Type operating and training documentation

Type operating and training documentation is the stack of manufacturer and operator manuals that define what is correct for a given aeroplane type in line flying and training. It is not one book. It is a layered set of documents with a fixed authority order. Instructors who cite the wrong layer, or treat technique guidance as procedure, create avoidable conflict with the approved operation.
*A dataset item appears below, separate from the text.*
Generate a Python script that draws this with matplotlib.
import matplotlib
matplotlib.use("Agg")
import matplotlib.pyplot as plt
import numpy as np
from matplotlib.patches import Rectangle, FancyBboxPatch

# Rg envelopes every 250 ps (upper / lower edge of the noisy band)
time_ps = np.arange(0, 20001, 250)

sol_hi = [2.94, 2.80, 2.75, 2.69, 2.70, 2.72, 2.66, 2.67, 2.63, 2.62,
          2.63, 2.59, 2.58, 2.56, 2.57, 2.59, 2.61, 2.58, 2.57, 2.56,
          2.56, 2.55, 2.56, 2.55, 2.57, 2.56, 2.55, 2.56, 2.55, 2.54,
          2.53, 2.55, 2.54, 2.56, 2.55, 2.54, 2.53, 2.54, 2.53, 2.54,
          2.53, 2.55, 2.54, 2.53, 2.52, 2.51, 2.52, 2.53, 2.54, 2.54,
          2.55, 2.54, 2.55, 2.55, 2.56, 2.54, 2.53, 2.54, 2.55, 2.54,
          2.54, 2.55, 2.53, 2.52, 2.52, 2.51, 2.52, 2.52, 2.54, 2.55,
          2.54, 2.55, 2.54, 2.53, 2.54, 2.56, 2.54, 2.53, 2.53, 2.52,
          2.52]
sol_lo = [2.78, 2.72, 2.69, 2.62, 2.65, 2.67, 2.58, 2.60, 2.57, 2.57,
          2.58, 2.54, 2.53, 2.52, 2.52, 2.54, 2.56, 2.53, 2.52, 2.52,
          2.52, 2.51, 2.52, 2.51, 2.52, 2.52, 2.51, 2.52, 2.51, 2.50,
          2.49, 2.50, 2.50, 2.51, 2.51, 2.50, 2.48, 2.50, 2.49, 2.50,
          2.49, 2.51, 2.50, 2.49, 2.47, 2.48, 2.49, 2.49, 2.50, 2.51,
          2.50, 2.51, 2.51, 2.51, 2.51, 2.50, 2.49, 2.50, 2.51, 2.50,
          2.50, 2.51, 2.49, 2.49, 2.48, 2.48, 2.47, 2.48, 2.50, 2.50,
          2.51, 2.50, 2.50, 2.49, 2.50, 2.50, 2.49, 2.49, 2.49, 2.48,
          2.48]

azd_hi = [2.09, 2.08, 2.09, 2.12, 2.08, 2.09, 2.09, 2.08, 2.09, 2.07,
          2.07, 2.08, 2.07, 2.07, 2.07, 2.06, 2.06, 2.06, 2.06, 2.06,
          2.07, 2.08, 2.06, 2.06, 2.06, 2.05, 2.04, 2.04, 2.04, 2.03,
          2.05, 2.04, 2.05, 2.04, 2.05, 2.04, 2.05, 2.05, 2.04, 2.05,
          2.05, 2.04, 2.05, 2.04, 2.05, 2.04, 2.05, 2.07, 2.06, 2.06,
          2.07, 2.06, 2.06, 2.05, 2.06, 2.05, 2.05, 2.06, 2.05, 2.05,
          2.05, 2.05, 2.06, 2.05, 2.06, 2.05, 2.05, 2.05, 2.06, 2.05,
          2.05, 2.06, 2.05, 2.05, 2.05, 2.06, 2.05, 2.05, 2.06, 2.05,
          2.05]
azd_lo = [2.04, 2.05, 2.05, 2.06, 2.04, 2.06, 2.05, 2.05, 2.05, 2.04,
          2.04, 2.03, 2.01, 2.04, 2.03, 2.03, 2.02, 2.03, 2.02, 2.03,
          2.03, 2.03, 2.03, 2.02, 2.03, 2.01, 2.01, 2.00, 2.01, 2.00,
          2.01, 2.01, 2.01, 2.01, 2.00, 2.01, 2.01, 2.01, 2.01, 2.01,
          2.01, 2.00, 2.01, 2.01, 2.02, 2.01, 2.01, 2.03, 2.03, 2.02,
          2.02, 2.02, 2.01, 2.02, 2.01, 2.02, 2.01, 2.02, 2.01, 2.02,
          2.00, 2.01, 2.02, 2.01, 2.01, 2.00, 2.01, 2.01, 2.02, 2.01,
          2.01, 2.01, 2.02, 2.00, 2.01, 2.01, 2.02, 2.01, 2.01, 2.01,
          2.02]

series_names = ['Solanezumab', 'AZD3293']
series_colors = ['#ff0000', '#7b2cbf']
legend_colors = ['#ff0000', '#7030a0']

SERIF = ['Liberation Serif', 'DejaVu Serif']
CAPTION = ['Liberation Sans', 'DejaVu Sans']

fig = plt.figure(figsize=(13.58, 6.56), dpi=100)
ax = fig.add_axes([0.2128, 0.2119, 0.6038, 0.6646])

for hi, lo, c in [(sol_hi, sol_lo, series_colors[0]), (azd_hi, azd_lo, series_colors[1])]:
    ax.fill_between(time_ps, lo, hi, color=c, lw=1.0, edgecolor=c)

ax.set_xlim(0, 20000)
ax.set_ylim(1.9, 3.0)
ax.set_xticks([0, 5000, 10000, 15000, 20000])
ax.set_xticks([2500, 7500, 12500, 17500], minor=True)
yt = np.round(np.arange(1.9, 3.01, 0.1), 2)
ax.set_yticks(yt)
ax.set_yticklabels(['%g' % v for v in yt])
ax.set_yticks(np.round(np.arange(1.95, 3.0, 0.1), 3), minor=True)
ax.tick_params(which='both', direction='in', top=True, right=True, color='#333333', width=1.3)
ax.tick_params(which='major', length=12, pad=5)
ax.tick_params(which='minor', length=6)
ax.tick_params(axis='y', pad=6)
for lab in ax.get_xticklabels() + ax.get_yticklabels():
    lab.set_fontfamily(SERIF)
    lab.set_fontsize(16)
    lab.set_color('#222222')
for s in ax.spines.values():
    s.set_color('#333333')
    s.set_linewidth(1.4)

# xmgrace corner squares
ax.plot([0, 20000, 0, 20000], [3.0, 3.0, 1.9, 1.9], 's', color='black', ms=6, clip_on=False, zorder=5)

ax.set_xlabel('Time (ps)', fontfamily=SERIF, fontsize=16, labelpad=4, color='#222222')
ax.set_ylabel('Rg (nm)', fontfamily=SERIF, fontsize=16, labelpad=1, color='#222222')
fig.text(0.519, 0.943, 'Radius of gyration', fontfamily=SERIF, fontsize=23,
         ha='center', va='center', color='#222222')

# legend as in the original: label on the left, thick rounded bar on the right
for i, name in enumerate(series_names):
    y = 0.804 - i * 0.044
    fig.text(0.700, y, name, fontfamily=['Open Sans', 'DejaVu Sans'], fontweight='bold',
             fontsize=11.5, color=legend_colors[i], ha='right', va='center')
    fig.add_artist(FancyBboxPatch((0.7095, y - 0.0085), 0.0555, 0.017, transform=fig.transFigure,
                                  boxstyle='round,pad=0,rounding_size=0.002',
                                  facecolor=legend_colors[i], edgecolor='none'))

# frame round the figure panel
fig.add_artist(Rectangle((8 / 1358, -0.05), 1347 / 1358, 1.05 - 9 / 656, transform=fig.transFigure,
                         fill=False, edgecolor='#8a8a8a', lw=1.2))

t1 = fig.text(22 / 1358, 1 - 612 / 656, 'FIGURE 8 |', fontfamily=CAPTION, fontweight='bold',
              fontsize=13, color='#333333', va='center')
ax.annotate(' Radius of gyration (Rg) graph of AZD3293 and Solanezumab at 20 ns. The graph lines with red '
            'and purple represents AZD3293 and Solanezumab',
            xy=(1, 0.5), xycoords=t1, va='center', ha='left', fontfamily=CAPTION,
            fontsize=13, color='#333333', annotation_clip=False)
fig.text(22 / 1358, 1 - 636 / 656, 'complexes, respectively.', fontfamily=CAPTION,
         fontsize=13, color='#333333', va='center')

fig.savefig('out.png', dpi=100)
The hierarchy is fleet-agnostic. Named type manuals specialise these document classes; they do not change the priority rule.

Layers of the stack

Layer Role Typical content
Operator policy / Operations Manuals (incl. OM-D) Highest local authority for how an operator runs training and operations Training policy, course footprints, operator differences from manufacturer text
Fleet Training Manual Per-fleet instructional package for a course Lesson plans, performance and loading data, weather/nav packs as needed
FCOM + Quick Reference Handbook (QRH) Manufacturer operational reference for the type Systems, procedures, performance; normal and non-normal on ground and in flight
FCTM Manufacturer training supplement to the FCOM Practical technique, "how/why" guidance for the type
Miscellaneous training notes Non-authoritative support Extra systems notes, briefers, local aids

The Fleet Training Manual does not replace the type manuals. It packages how a given operator delivers the approved syllabus on that fleet. The FCOM is the crew's comprehensive operational and training reference for procedures. The FCTM is read with the FCOM: technique and practical guidance, not a second procedure book.

Miscellaneous training documents may help explanation. They never outrank Operations Manuals or the FCTM where those already speak.

What each layer is for in training

  • Fleet Training Manual: session design for instructors and trainees (lesson plans and supporting data). Not a substitute for knowing FCOM procedure or FCTM technique.
  • FCOM / QRH: procedural truth for the type; primary reference when briefing abnormals and when checking that a manoeuvre or SOP is correct.
  • FCTM: how the manufacturer recommends flying and teaching the type; useful in brief and airborne/FSTD coaching when it does not conflict with higher layers.
  • Operator policy / OM-D: local rules, course structure, and any mandated departure from generic manufacturer technique.

Generation-level EBT matrices still require type and OEM adaptation. Generation chooses the risk pattern; this stack supplies the type-correct procedure and technique once the programme reaches a specific fleet.

Instructor use

  1. Before a type session, know which lesson-plan pack (Fleet Training Manual) and which FCOM/FCTM revision the crew are on.
  2. Brief what from FCOM/QRH (and operator SOP); teach how from FCTM and your technique only where it agrees with higher authority.
  3. When trainee memory and a manual disagree, open the authoritative layer in the room; do not win by seniority.
  4. If manufacturer FCTM and company policy diverge, teach the approved operator rule and point at the Differences Notice or OM text; do not leave both as equal options.
  5. Do not dump type procedure tables into methodology debriefs; grade competencies and TEM outcomes, then remediate type knowledge against the correct manual.
  6. When teaching or assessing on a named fleet, keep type procedure in this stack and methodology (competencies, facilitation, grading) in the EBT/TTT layer; do not collapse them into one undifferentiated "manual."